For a long time anybody in Europe and the Americas who had much education at all knew Aeneas' story: his travels from Troy, his love affair with the African queen Dido, his visit to the underworld were shared, familiar references and story sources for poets, painters, opera composers. From the Middle Ages on, the so-called dead language Latin was, through its literature, intensely alive, active, and influential. That's no longer true. During the last century, the teaching and learning of Latin began to wither away into a scholarly specialty. So, with the true death of his language, Vergil's voice will be silenced at last. This is an awful pity, because he is one of the great poets of the world.
His poetry is so profoundly musical, its beauty is so intrinsic to the sound and order of the words, that it is essentially untranslatable. Even Dryden, even FitzGerald couldn't capture the magic. But a translator's yearning to identify with the text cannot be repressed. This is what urged me to take some scenes, some hints, some foreshadowings from the epic and make them into a novel—a translation into a different form—partial, marginal, but, in intent at least, faithful. More than anything else, my story is an act of gratitude to the poet, a love offering.
There have been one or two attempts to "finish" the Aeneid, justified by arguments that Vergil himself thought it incomplete (when he knew he was dying, he asked that it be burned), and that it ends with shocking abruptness in a scene that seems to put Aeneas' famous piety, even his heroic victory, in question. I think the poem ends where Vergil wanted it to end. This story is in no way an attempt to change or complete the story of Aeneas. It is a meditative interpretation suggested by a minor character in his story—the unfolding of a hint.
The Trojan War was probably fought in the thirteenth century bc; Rome was founded, possibly, in the eighth, though there is no proper history of it for centuries after that. T
hat Priam's nephew Aeneas of Troy had anything at all to do with founding Rome is pure legend, a good deal of it invented by Vergil himself.
But Vergil, as Dante knew, is a trustworthy man to follow. I followed him into his legendary Bronze Age. He never led me astray.
Sometimes I was puzzled, however. He was familiar with Latium (the region southwest of Rome), and I wasn't; but some of his geography seemed askew, or deliberately misty. Lavinium is now Pratica di Mare, that's all right; but at first it seemed a waste of time to try to be exact about the location of Laurentum, or the forest of Albunea, which couldn't be the sulfur springs near Tibur, now Tivoli, which Horace and other writers called Albunea; and the river Numicus or Numicius was as elusive in location as in name. But as a novelist I was uncomfortable not knowing how far my characters would have to walk from Laurentum to the mouth of the Tiber, how long it would take to drive a mule cart from Lavinium to Alba Longa. My friend the geomancer George Hersh, after burrowing into ancient sources on the Internet, found the modern map I needed for places and distances: Lazio, part of the Grande Carte Stradale d'ltalia. There, in large scale, near Croce di Solferato, is Vergil's Albunea, properly convenient to Laurentum; and there it is, Rio Torto, the river that must have been the Numicus ... It was deeply touching to me to find these places of legend on a highway map of the Touring Club Italiano. On the map and in the myth, they are real.

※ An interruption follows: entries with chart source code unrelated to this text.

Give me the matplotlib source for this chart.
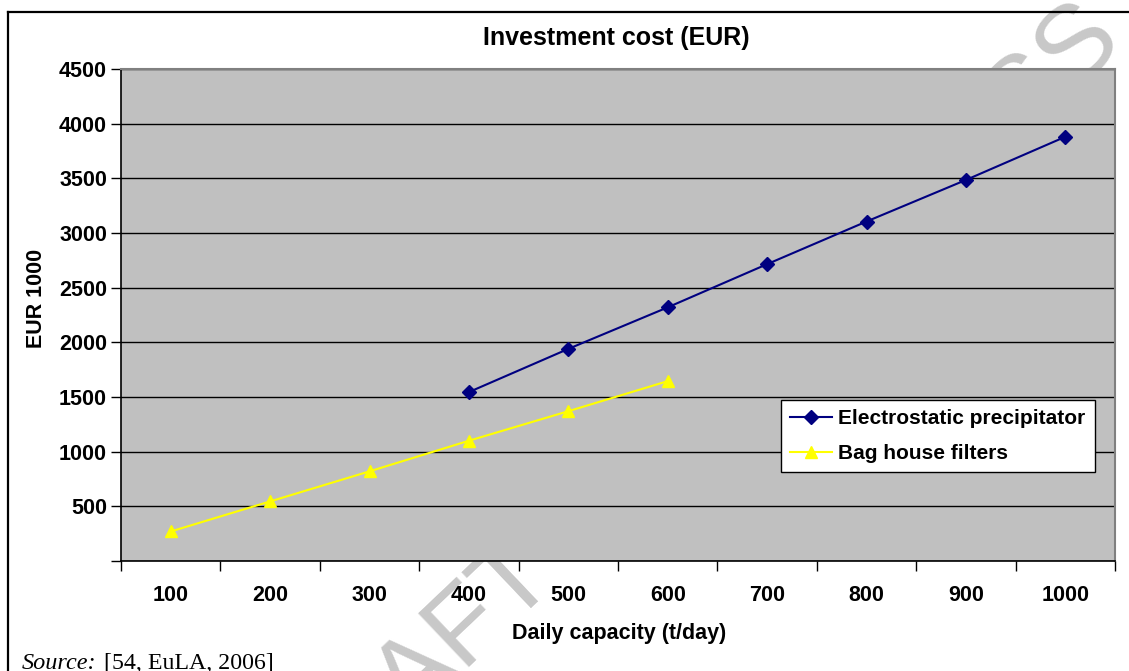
import matplotlib.pyplot as plt
from matplotlib.lines import Line2D

capacities = [100, 200, 300, 400, 500, 600, 700, 800, 900, 1000]

esp_capacity = [400, 500, 600, 700, 800, 900, 1000]
esp_cost = [1545, 1940, 2320, 2715, 3105, 3485, 3880]

bag_capacity = [100, 200, 300, 400, 500, 600]
bag_cost = [270, 545, 820, 1100, 1370, 1645]

y_ticks = [0, 500, 1000, 1500, 2000, 2500, 3000, 3500, 4000, 4500]

W, H = 1129, 671
fig = plt.figure(figsize=(W / 100, H / 100), dpi=100)

# outer frame of the document table
fig.add_artist(Line2D([8 / W, 8 / W], [0, 1 - 12 / H], color='black', lw=1.6))
fig.add_artist(Line2D([8 / W, 1], [1 - 12 / H, 1 - 12 / H], color='black', lw=1.6))

# watermark behind the chart
fig.text(1126 / W, 1 - 44 / H, 'DRAFT IN PROGRESS', fontsize=78, color='#c8c8c8',
         family='Liberation Sans', rotation=43.5, ha='right', va='baseline',
         rotation_mode='anchor', zorder=-1)

ax = fig.add_axes([121 / W, 1 - 561 / H, 994 / W, 492 / H])
ax.set_facecolor('#c0c0c0')

pos = {c: i for i, c in enumerate(capacities)}
ax.plot([pos[c] for c in esp_capacity], esp_cost, color='#000080', lw=1.5,
        marker='D', markersize=7, label='Electrostatic precipitator')
ax.plot([pos[c] for c in bag_capacity], bag_cost, color='#ffff00', lw=1.5,
        marker='^', markersize=9, label='Bag house filters')

ax.set_xlim(-0.5, len(capacities) - 0.5)
ax.set_ylim(0, 4500)

font = dict(family='Liberation Sans', weight='bold')

ax.set_xticks([i - 0.5 for i in range(len(capacities) + 1)])
ax.set_xticklabels([])
ax.set_xticks(range(len(capacities)), minor=True)
ax.set_xticklabels([str(c) for c in capacities], minor=True, fontsize=15.5, **font)
ax.tick_params(axis='x', which='major', length=7, width=1, direction='out')
ax.tick_params(axis='x', which='minor', length=0, pad=17)

ax.set_yticks(y_ticks)
ax.set_yticklabels(['' if v == 0 else str(v) for v in y_ticks], fontsize=15.5, **font)
ax.tick_params(axis='y', length=7, width=1, direction='out', pad=3)

ax.yaxis.grid(True, color='black', lw=1)
ax.set_axisbelow(True)

for side in ['top', 'right']:
    ax.spines[side].set_color('#808080')
    ax.spines[side].set_linewidth(1.5)
for side in ['left', 'bottom']:
    ax.spines[side].set_color('black')
    ax.spines[side].set_linewidth(1.2)

leg = ax.legend(loc='upper left', bbox_to_anchor=(0.664, 0.327), fancybox=False,
                edgecolor='black', framealpha=1, borderpad=0.45, handlelength=2.0,
                handletextpad=0.3, labelspacing=0.75, borderaxespad=0,
                prop=dict(family='Liberation Sans', weight='bold', size=15))
leg.get_frame().set_linewidth(1)

fig.text(616 / W, 1 - 38 / H, 'Investment cost (EUR)', ha='center', va='center',
         fontsize=18, **font)
fig.text(619 / W, 1 - 633 / H, 'Daily capacity (t/day)', ha='center', va='center',
         fontsize=15.5, **font)
fig.text(37 / W, 1 - 298 / H, 'EUR 1000', ha='center', va='center', rotation=90,
         fontsize=15.5, **font)

fig.text(22 / W, 1 - 669 / H, 'Source:', ha='left', va='baseline', fontsize=17.5,
         family='Liberation Serif', style='italic')
fig.text(104 / W, 1 - 669 / H, '[54, EuLA, 2006]', ha='left', va='baseline', fontsize=17.2,
         family='Liberation Serif')

fig.savefig('out.png', dpi=100)
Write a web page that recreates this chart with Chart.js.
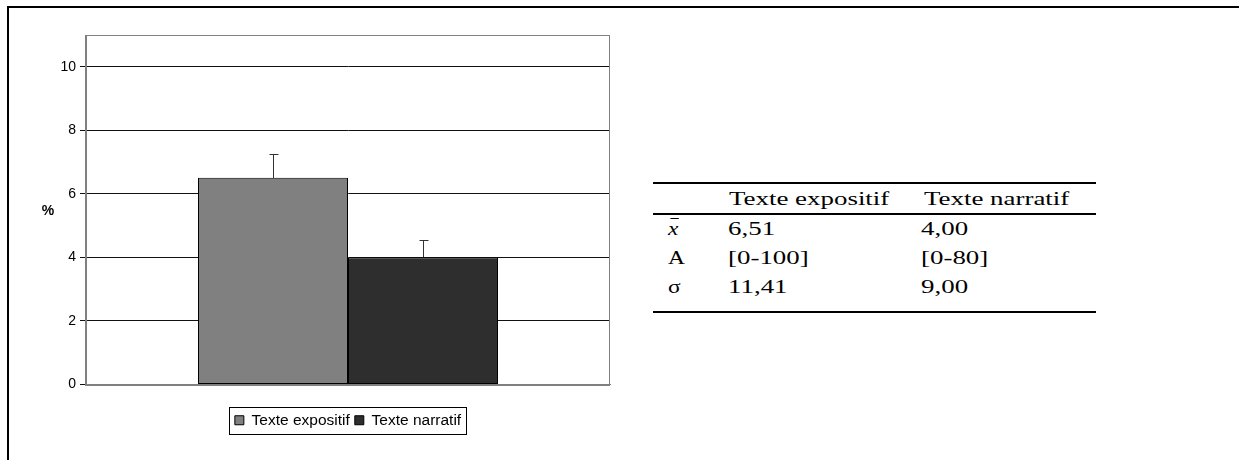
<!DOCTYPE html>
<html>
<head>
<meta charset="utf-8">
<script src="https://cdn.jsdelivr.net/npm/chart.js@4.4.1/dist/chart.umd.min.js"></script>
<style>
  body { margin: 0; background: #fff; width: 1239px; height: 460px; overflow: hidden; position: relative; }
  #frame { position: absolute; left: 7px; top: 6px; width: 1300px; height: 500px; border-top: 2px solid #000; border-left: 2px solid #000; }
  #wrap { position: absolute; left: 0; top: 0; width: 640px; height: 460px; }
  #stats { position: absolute; left: 0; top: 0; font-family: "Liberation Serif", "Times New Roman", serif; font-size: 19.5px; color: #000; }
  #stats .ln { position: absolute; left: 653px; width: 443px; height: 2px; background: #000; }
  #stats .c { position: absolute; line-height: 24px; white-space: nowrap; transform: scaleX(1.38); transform-origin: left center; }
  #stats .sym { transform: scaleX(1.2); }
  .xbar { font-style: italic; position: relative; display: inline-block; }
  .xbar::before { content: ""; position: absolute; left: 2px; right: 0; top: 1px; border-top: 1px solid #000; }
</style>
</head>
<body>
<div id="frame"></div>
<div id="wrap"><canvas id="chart"></canvas></div>
<div id="stats"></div>

<script>
// data
const categories = [""];
const seriesNames = ["Texte expositif", "Texte narratif"];
const means = [6.51, 4.00];
const errors = [0.73, 0.56];
const yTicks = [0, 2, 4, 6, 8, 10];

const tableSymbols = ["x", "A", "σ"];
const colExpositif = ["6,51", "[0-100]", "11,41"];
const colNarratif = ["4,00", "[0-80]", "9,00"];

const barColors = ["#808080", "#2e2e2e"];

// error bars drawn from the y scale
const errorBars = {
  id: "errorBars",
  afterDatasetsDraw(chart) {
    const ctx = chart.ctx;
    const y = chart.scales.y;
    ctx.save();
    ctx.strokeStyle = "#333";
    ctx.lineWidth = 1;
    chart.data.datasets.forEach((ds, i) => {
      const bar = chart.getDatasetMeta(i).data[0];
      const x = Math.round(bar.x) + 0.5;
      const top = Math.round(y.getPixelForValue(ds.data[0] + errors[i])) + 0.5;
      const base = Math.round(y.getPixelForValue(ds.data[0]));
      ctx.beginPath();
      ctx.moveTo(x, base);
      ctx.lineTo(x, top);
      ctx.moveTo(x - 4, top);
      ctx.lineTo(x + 5, top);
      ctx.stroke();
    });
    ctx.restore();
  }
};

// gray plot box, "%" label and legend frame
const decor = {
  id: "decor",
  beforeDatasetsDraw(chart) {
    const { ctx, chartArea: a } = chart;
    ctx.save();
    ctx.strokeStyle = "#808080";
    ctx.lineWidth = 1;
    ctx.strokeRect(Math.round(a.left) - 0.5, Math.round(a.top) + 0.5, Math.round(a.right - a.left), Math.round(a.bottom - a.top));
    ctx.fillStyle = "#000";
    ctx.font = "bold 14px Arial, 'Liberation Sans', sans-serif";
    ctx.textAlign = "center";
    ctx.textBaseline = "middle";
    ctx.fillText("%", a.left - 38, (a.top + a.bottom) / 2 + 1);
    ctx.restore();
  },
  afterDraw(chart) {
    const lg = chart.legend;
    if (!lg || !lg.legendHitBoxes.length) return;
    const hb = lg.legendHitBoxes;
    const l = hb[0].left - 6, r = hb[hb.length - 1].left + hb[hb.length - 1].width + 5;
    const t = hb[0].top - 6, b = hb[0].top + hb[0].height + 5;
    const ctx = chart.ctx;
    ctx.save();
    ctx.strokeStyle = "#000";
    ctx.lineWidth = 1;
    ctx.strokeRect(Math.round(l) + 0.5, Math.round(t) + 0.5, Math.round(r - l), Math.round(b - t));
    ctx.restore();
  }
};

new Chart(document.getElementById("chart"), {
  type: "bar",
  data: {
    labels: categories,
    datasets: seriesNames.map((name, i) => ({
      label: name,
      data: [means[i]],
      backgroundColor: barColors[i],
      borderColor: "#000",
      borderWidth: 1,
      borderSkipped: false,
      barPercentage: 1,
      categoryPercentage: 0.5725
    }))
  },
  options: {
    responsive: true,
    maintainAspectRatio: false,
    animation: false,
    layout: { padding: { left: 0, right: 30, top: 35, bottom: 22 } },
    plugins: {
      tooltip: { enabled: false },
      legend: {
        position: "bottom",
        fullSize: false,
        labels: {
          color: "#000",
          font: { family: "Arial, 'Liberation Sans', sans-serif", size: 15.5 },
          boxWidth: 9,
          boxHeight: 9,
          padding: 5,
          generateLabels(chart) {
            return chart.data.datasets.map((ds, i) => ({
              text: ds.label,
              fillStyle: ds.backgroundColor,
              strokeStyle: "#000",
              lineWidth: 1,
              datasetIndex: i,
              fontColor: "#000"
            }));
          }
        }
      }
    },
    scales: {
      x: {
        ticks: { display: false },
        grid: { display: false },
        border: { color: "#808080" },
        afterFit(scale) { scale.height = 23; }
      },
      y: {
        min: 0,
        max: 11,
        afterBuildTicks(scale) {
          scale.ticks = yTicks.map(v => ({ value: v }));
        },
        afterFit(scale) { scale.width = 86; },
        ticks: {
          color: "#000",
          padding: 4,
          font: { family: "Arial, 'Liberation Sans', sans-serif", size: 14 }
        },
        grid: { color: "#111", tickLength: 6, lineWidth: 1 },
        border: { color: "#808080" }
      }
    }
  },
  plugins: [errorBars, decor]
});

// statistics table beside the chart
const stats = document.getElementById("stats");
[182, 213, 311].forEach(y => {
  const d = document.createElement("div");
  d.className = "ln";
  d.style.top = y + "px";
  stats.appendChild(d);
});
function cell(html, x, cy, cls) {
  const d = document.createElement("div");
  d.className = "c" + (cls ? " " + cls : "");
  d.innerHTML = html;
  d.style.left = x + "px";
  d.style.top = (cy - 12) + "px";
  stats.appendChild(d);
}
cell(seriesNames[0], 729, 199);
cell(seriesNames[1], 924, 199);
const rowY = [229, 258, 287];
tableSymbols.forEach((s, i) => {
  const html = i === 0 ? '<span class="xbar">' + s + '</span>' : s;
  cell(html, 668, rowY[i], "sym");
  cell(colExpositif[i], 728, rowY[i]);
  cell(colNarratif[i], 921, rowY[i]);
});
</script>
</body>
</html>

A later, equal joy was discovering Vergil's Latium, by Bertha Tilly, who walked all over the region in the 1930s with a keen mind, a sharp eye, and a Brownie camera. Tilly gave me infinite pleasure by rearranging some and confirming most of my sketch map. She photographed shepherds' huts built as they had been built for twenty-seven centuries. And she showed me how the coastline has changed at the mouth of the Tiber, and where the Trojans must have landed, sailing up the Tiber at dawn into the dark forest full of wings and birdsong.